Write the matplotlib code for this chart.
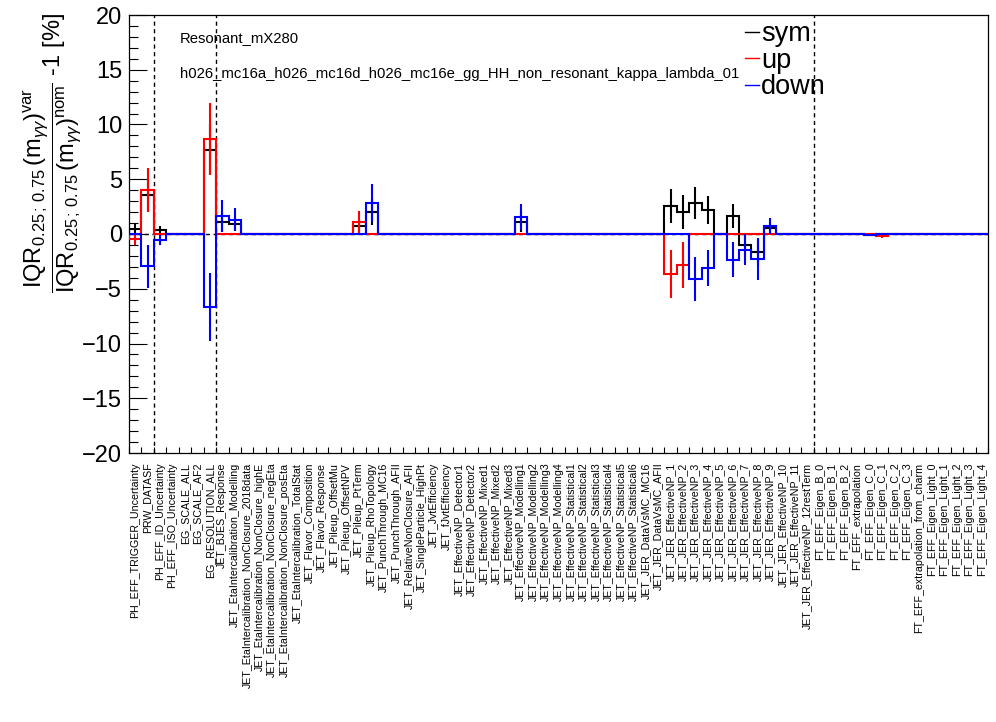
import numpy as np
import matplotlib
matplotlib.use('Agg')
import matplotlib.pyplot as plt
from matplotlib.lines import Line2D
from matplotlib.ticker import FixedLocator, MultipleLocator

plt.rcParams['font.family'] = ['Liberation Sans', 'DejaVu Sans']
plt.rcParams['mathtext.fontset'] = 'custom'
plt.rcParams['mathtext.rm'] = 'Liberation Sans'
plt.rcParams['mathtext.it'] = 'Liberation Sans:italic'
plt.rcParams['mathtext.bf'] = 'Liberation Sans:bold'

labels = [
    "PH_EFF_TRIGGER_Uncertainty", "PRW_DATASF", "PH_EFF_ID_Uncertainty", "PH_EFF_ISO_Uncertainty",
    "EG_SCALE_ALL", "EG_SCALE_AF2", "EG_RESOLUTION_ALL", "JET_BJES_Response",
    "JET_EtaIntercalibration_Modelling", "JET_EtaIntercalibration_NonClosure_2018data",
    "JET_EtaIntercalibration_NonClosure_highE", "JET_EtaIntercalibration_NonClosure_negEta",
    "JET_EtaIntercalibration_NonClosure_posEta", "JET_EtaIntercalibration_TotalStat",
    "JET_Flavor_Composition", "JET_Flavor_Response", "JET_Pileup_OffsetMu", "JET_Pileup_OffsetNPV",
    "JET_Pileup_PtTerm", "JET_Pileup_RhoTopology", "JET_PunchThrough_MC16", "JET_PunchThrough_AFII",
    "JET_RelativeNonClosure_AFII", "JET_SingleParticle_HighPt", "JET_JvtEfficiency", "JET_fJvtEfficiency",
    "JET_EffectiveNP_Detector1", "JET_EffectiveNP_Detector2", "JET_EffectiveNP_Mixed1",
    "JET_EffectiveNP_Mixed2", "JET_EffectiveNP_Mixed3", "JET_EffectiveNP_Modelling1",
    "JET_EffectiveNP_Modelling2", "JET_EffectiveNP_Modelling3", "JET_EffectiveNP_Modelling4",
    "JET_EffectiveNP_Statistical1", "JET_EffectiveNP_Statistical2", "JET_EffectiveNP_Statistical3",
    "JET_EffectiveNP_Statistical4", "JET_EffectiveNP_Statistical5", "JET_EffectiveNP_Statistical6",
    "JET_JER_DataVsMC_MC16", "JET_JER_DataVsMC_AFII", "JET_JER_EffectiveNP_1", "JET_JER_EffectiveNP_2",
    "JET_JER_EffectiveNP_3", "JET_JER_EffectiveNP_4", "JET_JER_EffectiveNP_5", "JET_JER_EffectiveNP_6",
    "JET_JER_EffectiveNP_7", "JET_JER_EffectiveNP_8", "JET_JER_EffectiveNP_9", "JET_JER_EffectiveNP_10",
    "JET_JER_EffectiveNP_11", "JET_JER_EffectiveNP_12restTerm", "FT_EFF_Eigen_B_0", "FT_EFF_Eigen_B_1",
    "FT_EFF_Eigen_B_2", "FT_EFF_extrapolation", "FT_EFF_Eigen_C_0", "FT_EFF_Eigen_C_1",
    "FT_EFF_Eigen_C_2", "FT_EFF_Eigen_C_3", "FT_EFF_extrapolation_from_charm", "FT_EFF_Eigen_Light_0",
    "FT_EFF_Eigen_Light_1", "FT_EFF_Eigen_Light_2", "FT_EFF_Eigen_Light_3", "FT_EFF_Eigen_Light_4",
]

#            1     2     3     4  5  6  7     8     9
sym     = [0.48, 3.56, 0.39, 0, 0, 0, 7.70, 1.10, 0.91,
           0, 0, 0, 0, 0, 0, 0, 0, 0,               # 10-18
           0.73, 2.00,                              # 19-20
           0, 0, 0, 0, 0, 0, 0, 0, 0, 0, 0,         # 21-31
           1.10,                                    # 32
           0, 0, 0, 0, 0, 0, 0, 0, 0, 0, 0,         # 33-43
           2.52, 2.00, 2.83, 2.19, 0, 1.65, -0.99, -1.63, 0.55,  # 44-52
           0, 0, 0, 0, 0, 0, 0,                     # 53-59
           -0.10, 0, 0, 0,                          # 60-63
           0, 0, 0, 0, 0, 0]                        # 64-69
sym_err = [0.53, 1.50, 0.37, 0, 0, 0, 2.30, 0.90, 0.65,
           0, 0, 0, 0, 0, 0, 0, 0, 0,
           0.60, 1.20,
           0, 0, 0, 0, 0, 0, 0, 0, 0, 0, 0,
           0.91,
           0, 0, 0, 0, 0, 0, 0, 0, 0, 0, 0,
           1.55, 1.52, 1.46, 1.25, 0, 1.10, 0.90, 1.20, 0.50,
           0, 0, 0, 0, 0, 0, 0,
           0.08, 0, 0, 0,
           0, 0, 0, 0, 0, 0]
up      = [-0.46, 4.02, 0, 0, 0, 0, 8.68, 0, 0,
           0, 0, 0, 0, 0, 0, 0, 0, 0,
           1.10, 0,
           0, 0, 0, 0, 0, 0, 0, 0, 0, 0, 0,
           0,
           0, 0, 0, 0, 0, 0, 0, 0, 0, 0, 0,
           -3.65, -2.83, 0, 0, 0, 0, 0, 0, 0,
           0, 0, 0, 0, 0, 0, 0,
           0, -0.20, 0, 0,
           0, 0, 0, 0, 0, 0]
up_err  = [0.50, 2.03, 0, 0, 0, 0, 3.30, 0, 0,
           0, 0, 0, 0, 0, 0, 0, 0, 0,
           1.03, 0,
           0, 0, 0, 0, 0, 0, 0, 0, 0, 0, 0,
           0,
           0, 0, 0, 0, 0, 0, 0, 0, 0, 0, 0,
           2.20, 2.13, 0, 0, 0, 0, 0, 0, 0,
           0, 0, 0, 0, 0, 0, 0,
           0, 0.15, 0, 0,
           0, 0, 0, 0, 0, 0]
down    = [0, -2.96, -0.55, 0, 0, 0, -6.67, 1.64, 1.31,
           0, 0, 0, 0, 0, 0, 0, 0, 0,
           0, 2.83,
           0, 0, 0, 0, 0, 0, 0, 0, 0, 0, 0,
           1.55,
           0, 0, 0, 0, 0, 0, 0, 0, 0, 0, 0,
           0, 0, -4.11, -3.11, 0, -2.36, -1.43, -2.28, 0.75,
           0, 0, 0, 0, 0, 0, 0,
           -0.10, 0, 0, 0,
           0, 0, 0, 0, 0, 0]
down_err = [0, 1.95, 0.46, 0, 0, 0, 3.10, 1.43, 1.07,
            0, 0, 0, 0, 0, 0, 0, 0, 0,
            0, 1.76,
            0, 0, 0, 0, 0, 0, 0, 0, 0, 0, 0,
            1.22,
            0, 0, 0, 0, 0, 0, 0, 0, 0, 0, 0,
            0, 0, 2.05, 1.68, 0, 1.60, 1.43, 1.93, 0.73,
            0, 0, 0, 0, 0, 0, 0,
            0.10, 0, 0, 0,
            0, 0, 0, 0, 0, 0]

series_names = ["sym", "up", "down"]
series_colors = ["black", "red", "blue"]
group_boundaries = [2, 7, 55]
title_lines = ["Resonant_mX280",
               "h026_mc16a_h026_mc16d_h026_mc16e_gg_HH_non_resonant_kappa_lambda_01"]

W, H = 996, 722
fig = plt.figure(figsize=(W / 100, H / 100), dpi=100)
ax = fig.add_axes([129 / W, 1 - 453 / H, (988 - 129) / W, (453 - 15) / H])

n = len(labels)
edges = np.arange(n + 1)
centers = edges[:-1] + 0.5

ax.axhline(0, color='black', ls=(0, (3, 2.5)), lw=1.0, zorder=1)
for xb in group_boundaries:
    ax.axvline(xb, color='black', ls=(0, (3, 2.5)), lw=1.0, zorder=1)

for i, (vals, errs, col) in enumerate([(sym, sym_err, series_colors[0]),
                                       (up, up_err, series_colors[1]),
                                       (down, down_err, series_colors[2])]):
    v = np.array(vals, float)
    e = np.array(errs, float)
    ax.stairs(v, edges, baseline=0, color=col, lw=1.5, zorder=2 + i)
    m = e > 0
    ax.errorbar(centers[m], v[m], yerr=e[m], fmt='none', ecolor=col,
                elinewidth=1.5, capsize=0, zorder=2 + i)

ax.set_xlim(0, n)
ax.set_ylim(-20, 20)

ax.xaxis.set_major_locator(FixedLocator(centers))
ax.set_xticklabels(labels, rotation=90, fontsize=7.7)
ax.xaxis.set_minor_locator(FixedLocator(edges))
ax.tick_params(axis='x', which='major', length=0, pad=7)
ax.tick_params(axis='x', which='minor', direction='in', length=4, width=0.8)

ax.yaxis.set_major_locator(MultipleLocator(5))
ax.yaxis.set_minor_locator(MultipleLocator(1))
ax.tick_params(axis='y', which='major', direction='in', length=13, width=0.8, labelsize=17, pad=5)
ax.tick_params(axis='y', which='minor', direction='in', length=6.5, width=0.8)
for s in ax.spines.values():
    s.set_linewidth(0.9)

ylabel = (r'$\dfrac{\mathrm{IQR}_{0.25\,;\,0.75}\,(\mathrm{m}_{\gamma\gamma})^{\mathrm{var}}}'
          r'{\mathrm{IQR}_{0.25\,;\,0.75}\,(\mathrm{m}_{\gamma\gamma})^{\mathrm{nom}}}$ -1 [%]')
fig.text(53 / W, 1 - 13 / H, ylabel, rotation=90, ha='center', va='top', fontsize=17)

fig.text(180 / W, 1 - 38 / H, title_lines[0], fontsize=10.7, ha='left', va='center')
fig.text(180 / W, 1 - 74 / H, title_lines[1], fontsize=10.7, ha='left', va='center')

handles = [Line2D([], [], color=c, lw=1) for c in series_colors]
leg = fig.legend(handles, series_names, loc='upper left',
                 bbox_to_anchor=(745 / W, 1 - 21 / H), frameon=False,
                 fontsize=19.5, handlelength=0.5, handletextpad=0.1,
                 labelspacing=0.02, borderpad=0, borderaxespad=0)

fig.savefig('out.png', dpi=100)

···

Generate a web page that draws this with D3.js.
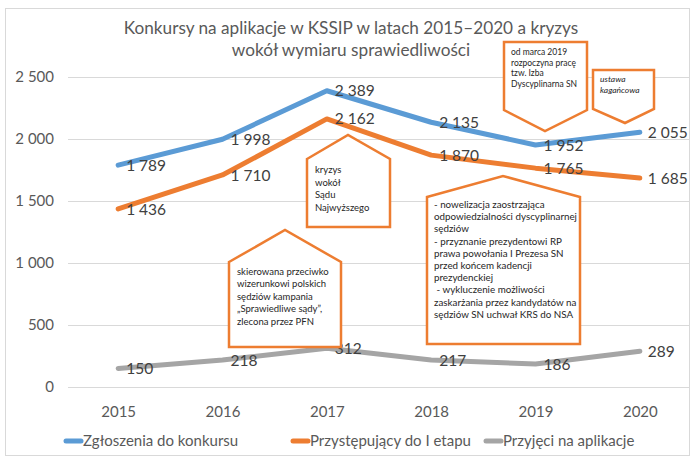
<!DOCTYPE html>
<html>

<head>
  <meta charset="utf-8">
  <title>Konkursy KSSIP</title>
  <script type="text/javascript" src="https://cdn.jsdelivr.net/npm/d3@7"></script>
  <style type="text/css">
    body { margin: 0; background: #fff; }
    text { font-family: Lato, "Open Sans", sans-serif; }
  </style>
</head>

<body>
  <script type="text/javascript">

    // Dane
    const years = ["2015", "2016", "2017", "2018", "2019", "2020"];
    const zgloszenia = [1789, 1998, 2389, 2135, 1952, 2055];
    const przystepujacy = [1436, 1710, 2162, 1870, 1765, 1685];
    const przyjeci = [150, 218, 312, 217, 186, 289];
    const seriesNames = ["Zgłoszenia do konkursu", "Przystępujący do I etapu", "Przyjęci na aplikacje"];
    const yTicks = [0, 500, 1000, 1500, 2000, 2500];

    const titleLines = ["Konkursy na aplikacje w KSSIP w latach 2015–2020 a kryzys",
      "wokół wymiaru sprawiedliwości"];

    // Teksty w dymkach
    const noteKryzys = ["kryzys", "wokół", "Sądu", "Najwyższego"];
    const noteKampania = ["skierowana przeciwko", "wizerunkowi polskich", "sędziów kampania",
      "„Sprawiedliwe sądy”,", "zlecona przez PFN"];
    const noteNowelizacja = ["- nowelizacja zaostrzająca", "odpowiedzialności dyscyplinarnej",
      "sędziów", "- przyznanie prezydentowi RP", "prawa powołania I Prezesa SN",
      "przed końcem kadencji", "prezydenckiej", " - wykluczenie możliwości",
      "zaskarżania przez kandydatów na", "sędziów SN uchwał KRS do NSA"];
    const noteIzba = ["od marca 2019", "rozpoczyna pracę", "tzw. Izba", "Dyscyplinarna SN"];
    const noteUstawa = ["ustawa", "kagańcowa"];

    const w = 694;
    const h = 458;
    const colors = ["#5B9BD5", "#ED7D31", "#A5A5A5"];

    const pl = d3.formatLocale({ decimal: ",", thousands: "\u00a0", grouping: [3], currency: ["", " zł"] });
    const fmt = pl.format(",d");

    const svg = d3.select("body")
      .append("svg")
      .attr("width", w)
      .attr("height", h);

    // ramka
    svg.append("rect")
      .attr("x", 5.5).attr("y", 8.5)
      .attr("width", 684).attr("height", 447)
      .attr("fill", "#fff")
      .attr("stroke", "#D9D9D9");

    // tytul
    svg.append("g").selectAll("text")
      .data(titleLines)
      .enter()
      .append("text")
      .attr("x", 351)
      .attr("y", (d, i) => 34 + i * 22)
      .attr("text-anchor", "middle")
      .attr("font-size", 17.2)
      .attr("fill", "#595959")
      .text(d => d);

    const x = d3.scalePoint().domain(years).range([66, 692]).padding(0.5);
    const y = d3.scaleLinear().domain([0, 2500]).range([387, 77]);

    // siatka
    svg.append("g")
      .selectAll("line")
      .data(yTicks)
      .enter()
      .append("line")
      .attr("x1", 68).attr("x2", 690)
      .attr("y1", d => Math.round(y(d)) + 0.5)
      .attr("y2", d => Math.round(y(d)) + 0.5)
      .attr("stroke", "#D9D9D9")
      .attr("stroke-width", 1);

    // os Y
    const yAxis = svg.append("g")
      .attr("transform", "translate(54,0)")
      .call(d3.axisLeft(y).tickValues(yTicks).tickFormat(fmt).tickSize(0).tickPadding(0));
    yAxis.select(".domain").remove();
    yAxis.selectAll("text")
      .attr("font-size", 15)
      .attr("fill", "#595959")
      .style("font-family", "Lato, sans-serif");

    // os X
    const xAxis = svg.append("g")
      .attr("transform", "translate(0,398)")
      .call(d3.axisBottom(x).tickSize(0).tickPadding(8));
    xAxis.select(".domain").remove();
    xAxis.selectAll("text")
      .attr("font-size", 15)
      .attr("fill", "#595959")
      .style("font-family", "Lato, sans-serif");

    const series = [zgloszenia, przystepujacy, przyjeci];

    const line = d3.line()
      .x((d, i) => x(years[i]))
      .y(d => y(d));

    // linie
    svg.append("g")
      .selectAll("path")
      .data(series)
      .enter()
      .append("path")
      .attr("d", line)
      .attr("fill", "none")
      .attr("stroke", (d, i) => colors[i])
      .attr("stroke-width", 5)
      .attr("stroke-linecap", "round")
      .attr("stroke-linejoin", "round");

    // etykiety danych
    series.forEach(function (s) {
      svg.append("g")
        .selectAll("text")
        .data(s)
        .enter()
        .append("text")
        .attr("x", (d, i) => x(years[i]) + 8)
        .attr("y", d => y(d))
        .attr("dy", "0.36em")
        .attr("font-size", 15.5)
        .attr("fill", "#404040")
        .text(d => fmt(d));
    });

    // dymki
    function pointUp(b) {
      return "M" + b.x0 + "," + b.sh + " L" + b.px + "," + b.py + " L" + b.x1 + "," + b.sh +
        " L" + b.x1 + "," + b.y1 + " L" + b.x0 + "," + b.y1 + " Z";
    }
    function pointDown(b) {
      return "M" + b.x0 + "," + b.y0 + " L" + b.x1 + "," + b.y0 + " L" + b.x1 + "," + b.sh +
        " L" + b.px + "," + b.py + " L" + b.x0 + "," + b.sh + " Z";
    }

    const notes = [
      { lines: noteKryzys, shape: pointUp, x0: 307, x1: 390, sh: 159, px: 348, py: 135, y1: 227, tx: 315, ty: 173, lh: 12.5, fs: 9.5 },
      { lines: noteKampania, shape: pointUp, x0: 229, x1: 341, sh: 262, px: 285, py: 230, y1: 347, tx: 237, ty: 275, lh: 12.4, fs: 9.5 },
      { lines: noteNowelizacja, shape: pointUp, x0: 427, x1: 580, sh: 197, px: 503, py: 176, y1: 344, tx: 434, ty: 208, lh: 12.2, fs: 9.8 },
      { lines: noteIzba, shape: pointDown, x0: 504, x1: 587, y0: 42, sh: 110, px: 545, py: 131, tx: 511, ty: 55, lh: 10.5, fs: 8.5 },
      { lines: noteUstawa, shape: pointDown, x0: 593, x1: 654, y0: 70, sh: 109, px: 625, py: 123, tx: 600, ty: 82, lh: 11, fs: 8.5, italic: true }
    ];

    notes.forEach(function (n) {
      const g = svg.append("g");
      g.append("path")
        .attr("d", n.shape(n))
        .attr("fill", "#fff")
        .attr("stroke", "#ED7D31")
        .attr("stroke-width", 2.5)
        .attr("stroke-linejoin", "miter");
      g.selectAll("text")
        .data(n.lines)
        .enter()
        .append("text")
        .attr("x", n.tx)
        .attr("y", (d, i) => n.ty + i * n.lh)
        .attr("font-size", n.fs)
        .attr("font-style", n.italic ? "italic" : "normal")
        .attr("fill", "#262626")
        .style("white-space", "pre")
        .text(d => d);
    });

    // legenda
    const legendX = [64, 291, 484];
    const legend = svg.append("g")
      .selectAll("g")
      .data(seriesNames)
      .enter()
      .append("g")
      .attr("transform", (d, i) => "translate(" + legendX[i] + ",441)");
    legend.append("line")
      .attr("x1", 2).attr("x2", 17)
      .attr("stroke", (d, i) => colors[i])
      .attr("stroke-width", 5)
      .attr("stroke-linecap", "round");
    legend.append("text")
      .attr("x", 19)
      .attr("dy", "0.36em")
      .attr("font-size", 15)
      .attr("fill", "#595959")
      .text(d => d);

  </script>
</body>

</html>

···

Goal of the exercise
Go back to the listing above and reproduce, exactly, the stretch from the line bearing "Write the matplotlib code for this chart." through the line bearing "plt.rcParams['mathtext.bf'] = 'Liberation", without its pictures.

The reply
Write the matplotlib code for this chart.
import numpy as np
import matplotlib
matplotlib.use('Agg')
import matplotlib.pyplot as plt
from matplotlib.lines import Line2D
from matplotlib.ticker import FixedLocator, MultipleLocator

plt.rcParams['font.family'] = ['Liberation Sans', 'DejaVu Sans']
plt.rcParams['mathtext.fontset'] = 'custom'
plt.rcParams['mathtext.rm'] = 'Liberation Sans'
plt.rcParams['mathtext.it'] = 'Liberation Sans:italic'
plt.rcParams['mathtext.bf'] = 'Liberation Sans:bold'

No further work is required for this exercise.